→ **Task directions**: Wherever the word "with" appears in a line, copy that line.

→ **Provided data**:
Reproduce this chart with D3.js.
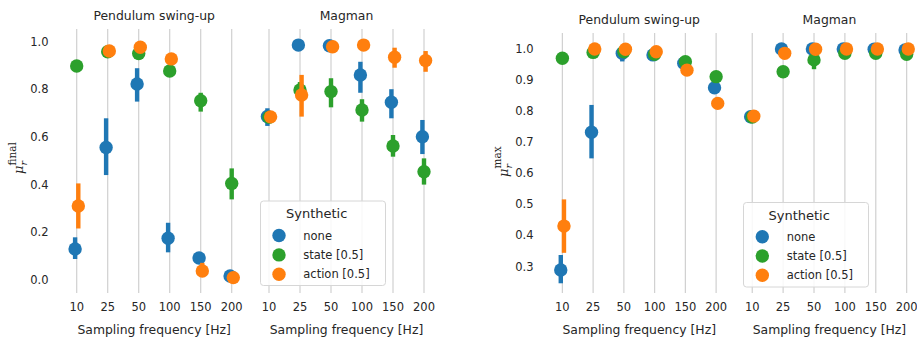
<!DOCTYPE html>
<html>
<head>
<meta charset="utf-8">
<script src="https://cdn.jsdelivr.net/npm/d3@7"></script>
<style>
  html, body { margin: 0; padding: 0; background: #fff; }
  svg { display: block; font-family: "DejaVu Sans", sans-serif; }
</style>
</head>
<body>
<svg id="chart" width="917" height="339"></svg>
<script>
// Sampling frequencies shown on every x axis
const freqs = ["10", "25", "50", "100", "150", "200"];
const envs = ["Pendulum swing-up", "Magman"];
const seriesNames = ["none", "state [0.5]", "action [0.5]"];
const seriesColors = ["#1f77b4", "#2ca02c", "#ff7f0e"];
const legendTitle = "Synthetic";
const xTitle = "Sampling frequency [Hz]";

const finalTicks = [0.0, 0.2, 0.4, 0.6, 0.8, 1.0];
const maxTicks = [0.3, 0.4, 0.5, 0.6, 0.7, 0.8, 0.9, 1.0];

// Final reward ratio: mean, lower and upper interval per series (none, state, action)
const finalPendulumMean = [
  [0.130, 0.556, 0.822, 0.175, 0.092, 0.017],
  [0.897, 0.957, 0.950, 0.876, 0.752, 0.405],
  [0.310, 0.960, 0.976, 0.927, 0.038, 0.010]
];
const finalPendulumLow = [
  [0.088, 0.440, 0.748, 0.116, 0.082, 0.010],
  [0.890, 0.950, 0.940, 0.866, 0.706, 0.338],
  [0.216, 0.955, 0.970, 0.920, 0.020, 0.005]
];
const finalPendulumHigh = [
  [0.179, 0.678, 0.888, 0.240, 0.100, 0.025],
  [0.905, 0.963, 0.958, 0.885, 0.785, 0.468],
  [0.405, 0.965, 0.982, 0.935, 0.072, 0.016]
];
const finalMagmanMean = [
  [0.686, 0.985, 0.982, 0.860, 0.745, 0.601],
  [0.682, 0.797, 0.790, 0.713, 0.562, 0.454],
  [0.684, 0.776, 0.978, 0.985, 0.934, 0.920]
];
const finalMagmanLow = [
  [0.646, 0.980, 0.975, 0.785, 0.678, 0.528],
  [0.670, 0.760, 0.724, 0.664, 0.517, 0.400],
  [0.675, 0.685, 0.972, 0.980, 0.890, 0.873]
];
const finalMagmanHigh = [
  [0.720, 0.990, 0.988, 0.915, 0.800, 0.671],
  [0.695, 0.830, 0.846, 0.758, 0.608, 0.510],
  [0.692, 0.860, 0.984, 0.990, 0.974, 0.960]
];

// Maximum reward ratio
const maxPendulumMean = [
  [0.289, 0.732, 0.986, 0.981, 0.954, 0.875],
  [0.970, 0.989, 0.991, 0.983, 0.959, 0.911],
  [0.430, 1.000, 0.999, 0.991, 0.932, 0.825]
];
const maxPendulumLow = [
  [0.246, 0.648, 0.960, 0.975, 0.948, 0.868],
  [0.965, 0.984, 0.986, 0.978, 0.953, 0.893],
  [0.344, 0.997, 0.996, 0.987, 0.927, 0.820]
];
const maxPendulumHigh = [
  [0.337, 0.820, 0.992, 0.987, 0.960, 0.882],
  [0.975, 0.994, 0.996, 0.988, 0.965, 0.920],
  [0.516, 1.000, 1.000, 0.995, 0.937, 0.830]
];
const maxMagmanMean = [
  [0.782, 1.000, 1.000, 1.000, 0.999, 0.997],
  [0.781, 0.927, 0.965, 0.986, 0.986, 0.983],
  [0.784, 0.986, 0.999, 1.000, 1.000, 1.000]
];
const maxMagmanLow = [
  [0.778, 0.996, 0.996, 0.996, 0.995, 0.993],
  [0.777, 0.918, 0.935, 0.980, 0.980, 0.977],
  [0.780, 0.982, 0.995, 0.996, 0.996, 0.996]
];
const maxMagmanHigh = [
  [0.786, 1.000, 1.000, 1.000, 1.000, 1.000],
  [0.785, 0.935, 0.990, 0.992, 0.992, 0.989],
  [0.788, 0.990, 1.000, 1.000, 1.000, 1.000]
];

const svg = d3.select("#chart");
const textColor = "#262626";
const gridColor = "#d0d0d0";
const fontSize = 12.4;
const tickSize = 11.5;

function drawPanel(cfg) {
  const g = svg.append("g");
  const y = d3.scaleLinear().domain(cfg.yDomain).range(cfg.yRange);

  // y tick labels (spines and tick marks hidden)
  g.selectAll(".ytick").data(cfg.yTicks).join("text")
    .attr("x", cfg.yLabelX)
    .attr("y", d => y(d))
    .attr("dy", "0.35em")
    .attr("text-anchor", "end")
    .attr("font-size", tickSize)
    .attr("fill", textColor)
    .text(d => d3.format(".1f")(d));

  // y axis label: mu_r with superscript
  const yl = g.append("g")
    .attr("transform", `translate(${cfg.yTitleX},${cfg.yTitleY}) rotate(-90)`)
    .attr("fill", textColor)
    .attr("font-family", "'DejaVu Serif', 'Liberation Serif', serif");
  yl.append("text").attr("x", -17).attr("y", 4)
    .attr("font-size", 13).attr("font-style", "italic").text("μ");
  yl.append("text").attr("x", -8.5).attr("y", 7.5)
    .attr("font-size", 9.5).attr("font-style", "italic").text("r");
  yl.append("text").attr("x", -8.5).attr("y", -3)
    .attr("font-size", 10.5).text(cfg.sup);

  cfg.envs.forEach((env, ei) => {
    const x = d3.scalePoint().domain(freqs).range(env.range).padding(0.5);
    const dodge = d3.scalePoint().domain(seriesNames).range([-1.6, 1.6]);
    const eg = g.append("g");

    // vertical grid lines
    eg.selectAll(".grid").data(freqs).join("line")
      .attr("x1", d => x(d)).attr("x2", d => x(d))
      .attr("y1", cfg.gridTop).attr("y2", cfg.gridBottom)
      .attr("stroke", gridColor).attr("stroke-width", 1.2);

    // subplot title
    eg.append("text")
      .attr("x", (env.range[0] + env.range[1]) / 2)
      .attr("y", cfg.titleY)
      .attr("dy", "0.35em")
      .attr("text-anchor", "middle")
      .attr("font-size", fontSize)
      .attr("fill", textColor)
      .text(envs[ei]);

    // x tick labels
    eg.selectAll(".xtick").data(freqs).join("text")
      .attr("x", d => x(d))
      .attr("y", cfg.xTickY)
      .attr("dy", "0.35em")
      .attr("text-anchor", "middle")
      .attr("font-size", tickSize)
      .attr("fill", textColor)
      .text(d => d);

    // x axis title
    eg.append("text")
      .attr("x", (x(freqs[0]) + x(freqs[freqs.length - 1])) / 2)
      .attr("y", cfg.xTitleY)
      .attr("dy", "0.35em")
      .attr("text-anchor", "middle")
      .attr("font-size", fontSize)
      .attr("fill", textColor)
      .text(xTitle);

    // points with confidence intervals, one series at a time
    seriesNames.forEach((s, si) => {
      const pts = freqs.map((f, fi) => ({
        f, m: env.mean[si][fi], lo: env.low[si][fi], hi: env.high[si][fi]
      }));
      const sg = eg.append("g");
      sg.selectAll("line").data(pts).join("line")
        .attr("x1", d => x(d.f) + dodge(s)).attr("x2", d => x(d.f) + dodge(s))
        .attr("y1", d => y(d.lo)).attr("y2", d => y(d.hi))
        .attr("stroke", seriesColors[si]).attr("stroke-width", 4.4)
        .attr("stroke-linecap", "butt");
      sg.selectAll("circle").data(pts).join("circle")
        .attr("cx", d => x(d.f) + dodge(s))
        .attr("cy", d => y(d.m))
        .attr("r", 6.7)
        .attr("fill", seriesColors[si]);
    });
  });

  // legend
  const L = cfg.legend;
  const lg = g.append("g");
  lg.append("rect")
    .attr("x", L.x).attr("y", L.y).attr("width", L.w).attr("height", L.h)
    .attr("rx", 3).attr("ry", 3)
    .attr("fill", "#ffffff").attr("fill-opacity", 0.85)
    .attr("stroke", "#d6d6d6").attr("stroke-width", 1);
  lg.append("text")
    .attr("x", L.titleX).attr("y", L.titleY).attr("dy", "0.35em")
    .attr("text-anchor", "middle")
    .attr("font-size", 13).attr("fill", textColor)
    .text(legendTitle);
  seriesNames.forEach((s, si) => {
    const yy = L.itemY + si * L.itemStep;
    lg.append("circle").attr("cx", L.markerX).attr("cy", yy).attr("r", 6.7)
      .attr("fill", seriesColors[si]);
    lg.append("text").attr("x", L.labelX).attr("y", yy).attr("dy", "0.35em")
      .attr("font-size", tickSize).attr("fill", textColor).text(s);
  });
}

drawPanel({
  yDomain: [0, 1], yRange: [280, 41.5], yTicks: finalTicks,
  yLabelX: 48.5, yTitleX: 19, yTitleY: 157, sup: "final",
  gridTop: 29, gridBottom: 293, titleY: 16, xTickY: 307, xTitleY: 330,
  envs: [
    { range: [61.2, 247.2], mean: finalPendulumMean, low: finalPendulumLow, high: finalPendulumHigh },
    { range: [253.5, 439.5], mean: finalMagmanMean, low: finalMagmanLow, high: finalMagmanHigh }
  ],
  legend: { x: 260.5, y: 201, w: 125, h: 84.5, titleX: 316.7, titleY: 213.5,
            markerX: 279, labelX: 303.3, itemY: 235.5, itemStep: 19.4 }
});

drawPanel({
  yDomain: [0.3, 1], yRange: [266.5, 49], yTicks: maxTicks,
  yLabelX: 533.5, yTitleX: 504, yTitleY: 160, sup: "max",
  gridTop: 33, gridBottom: 293, titleY: 20, xTickY: 307, xTitleY: 330,
  envs: [
    { range: [547, 731.5], mean: maxPendulumMean, low: maxPendulumLow, high: maxPendulumHigh },
    { range: [736.8, 922.1], mean: maxMagmanMean, low: maxMagmanLow, high: maxMagmanHigh }
  ],
  legend: { x: 743.5, y: 202.5, w: 125, h: 84.5, titleX: 799.2, titleY: 215,
            markerX: 762.3, labelX: 786.7, itemY: 236.7, itemStep: 19.3 }
});
</script>
</body>
</html>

→ **Result for this exercise**:
Reproduce this chart with D3.js.
  // y axis label: mu_r with superscript
    // points with confidence intervals, one series at a time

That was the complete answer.